Ms C complained about the care and treatment she received at Princess Royal Maternity Unit and Queen Elizabeth University Hospital following the birth of her baby. Ms C complained about the appropriateness of a speculum (a metal instrument that is used to dilate an orifice or canal in the body to allow inspection) examination and had concerns whether an ultrasound had been carried out and reported properly. Ms C also complained that it took around three weeks for it to be identified that she needed surgical treatment for ongoing bleeding and retained products of conception, and about the lack of breast pump available and support given regarding expressing milk.

We took independent advice from a consultant obstetrician and gynaecologist (a doctor who specialises in pregnancy, childbirth and the female reproductive system) qualified in ultrasound, a consultant obstetrician and gynaecologist, and a midwife. We found that it was appropriate to perform the speculum examination and that the ultrasound had likely been interpreted accurately. Therefore, we did not uphold this aspect of Ms C's complaint.

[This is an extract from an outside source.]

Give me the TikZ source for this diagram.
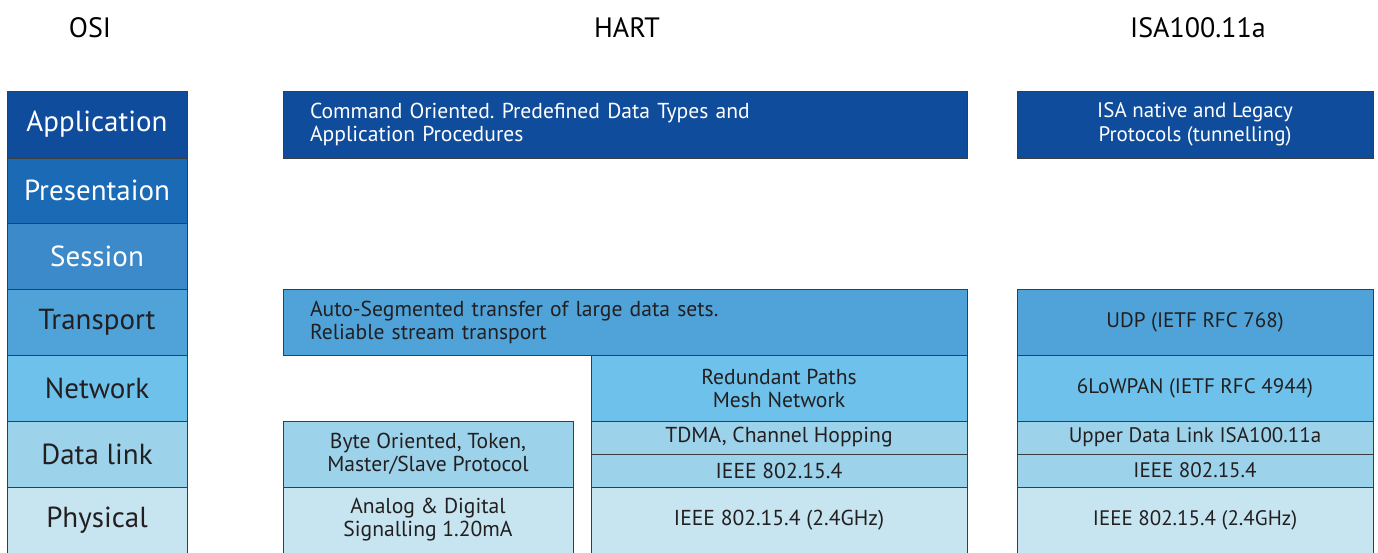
\documentclass[tikz,border=0pt]{standalone}
\usepackage{fontspec}
\setmainfont{PT Sans}
\frenchspacing
\definecolor{cA}{HTML}{0F4C9B}
\definecolor{cP}{HTML}{1B6AB5}
\definecolor{cS}{HTML}{3C8ACA}
\definecolor{cT}{HTML}{4FA3D8}
\definecolor{cN}{HTML}{6EC1EA}
\definecolor{cD}{HTML}{9DD2EB}
\definecolor{cY}{HTML}{C7E5F1}
\definecolor{edge}{HTML}{3A3D42}
\definecolor{ink}{HTML}{231F20}
\tikzset{
  layer/.style={draw=edge, line width=0.8pt, rectangle, anchor=north west, inner sep=0pt, outer sep=0pt, align=center},
  osil/.style={layer, minimum width=180pt, font=\fontsize{29}{32}\selectfont},
  boxtxt/.style={font=\fontsize{21}{23.5}\selectfont},
  htxt/.style={font=\fontsize{21.6}{23}\selectfont},
  wide/.style={layer, htxt, minimum height=#1, text width=630pt, inner xsep=27pt, align=left},
  hdr/.style={font=\fontsize{28}{30}\selectfont, text=black},
}
\begin{document}
\begin{tikzpicture}[x=1pt, y=-1pt]
\useasboundingbox (0,0) rectangle (1378,552);
\clip (0,0) rectangle (1378,552);
\fill[white] (0,0) rectangle (1378,552);
% headers
\node[hdr] (hOSI) at (90,28) {OSI};
\node[hdr] (hHART) at (627,28) {HART};
\node[hdr] (hISA) at (1198,28) {ISA100.11a};
% OSI column
\node[osil, fill=cA, text=white, minimum height=67pt] (oA) at (7,91) {Application};
\node[osil, fill=cP, text=white, minimum height=65pt] (oP) at (7,158) {Presentaion};
\node[osil, fill=cS, text=white, minimum height=66pt] (oS) at (7,223) {Session};
\node[osil, fill=cT, text=ink, minimum height=66pt] (oT) at (7,289) {Transport};
\node[osil, fill=cN, text=ink, minimum height=66pt] (oN) at (7,355) {Network};
\node[osil, fill=cD, text=ink, minimum height=66pt] (oD) at (7,421) {Data link};
\node[osil, fill=cY, text=ink, minimum height=66pt] (oY) at (7,487) {Physical};
% HART column
\node[wide=67pt, fill=cA, text=white] (hApp) at (283,91) {Command Oriented. Predefined Data Types and\\Application Procedures};
\node[wide=66pt, fill=cT, text=ink] (hTr) at (283,289) {Auto-Segmented transfer of large data sets.\\Reliable stream transport};
\node[layer, htxt, fill=cN, text=ink, minimum width=376pt, minimum height=66pt] (hNet) at (591,355) {Redundant Paths\\Mesh Network};
\node[layer, htxt, fill=cD, text=ink, minimum width=376pt, minimum height=33pt] (hTdma) at (591,421) {TDMA, Channel Hopping};
\node[layer, htxt, fill=cD, text=ink, minimum width=376pt, minimum height=33pt] (hIeee) at (591,454) {IEEE 802.15.4};
\node[layer, htxt, fill=cY, text=ink, minimum width=376pt, minimum height=66pt] (hPhy) at (591,487) {IEEE 802.15.4 (2.4GHz)};
\node[layer, htxt, fill=cD, text=ink, minimum width=290pt, minimum height=66pt] (hByte) at (283,421) {Byte Oriented, Token,\\Master/Slave Protocol};
\node[layer, htxt, fill=cY, text=ink, minimum width=290pt, minimum height=66pt] (hAna) at (283,487) {Analog \& Digital\\Signalling 1.20mA};
% ISA100.11a column
\node[layer, boxtxt, fill=cA, text=white, minimum width=356pt, minimum height=67pt] (iApp) at (1017,91) {ISA native and Legacy\\Protocols (tunnelling)};
\node[layer, boxtxt, fill=cT, text=ink, minimum width=356pt, minimum height=66pt] (iUdp) at (1017,289) {UDP (IETF RFC 768)};
\node[layer, boxtxt, fill=cN, text=ink, minimum width=356pt, minimum height=66pt] (iLow) at (1017,355) {6LoWPAN (IETF RFC 4944)};
\node[layer, boxtxt, fill=cD, text=ink, minimum width=356pt, minimum height=33pt] (iUp) at (1017,421) {Upper Data Link ISA100.11a};
\node[layer, boxtxt, fill=cD, text=ink, minimum width=356pt, minimum height=33pt] (iIeee) at (1017,454) {IEEE 802.15.4};
\node[layer, boxtxt, fill=cY, text=ink, minimum width=356pt, minimum height=66pt] (iPhy) at (1017,487) {IEEE 802.15.4 (2.4GHz)};
\end{tikzpicture}
\end{document}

We also found that subsequent investigations did not identify significant products of conception that required earlier surgical intervention. We further considered that there was reasonable evidence to reflect that advice had been offered regarding breast care and that it was not unreasonable that a breast pump was not available at the time of discharge. However, we noted that the board reflected on Ms C's concerns and acknowledged the benefit of improving their supply of breast pumps. We did not uphold this aspect of Ms C's complaint.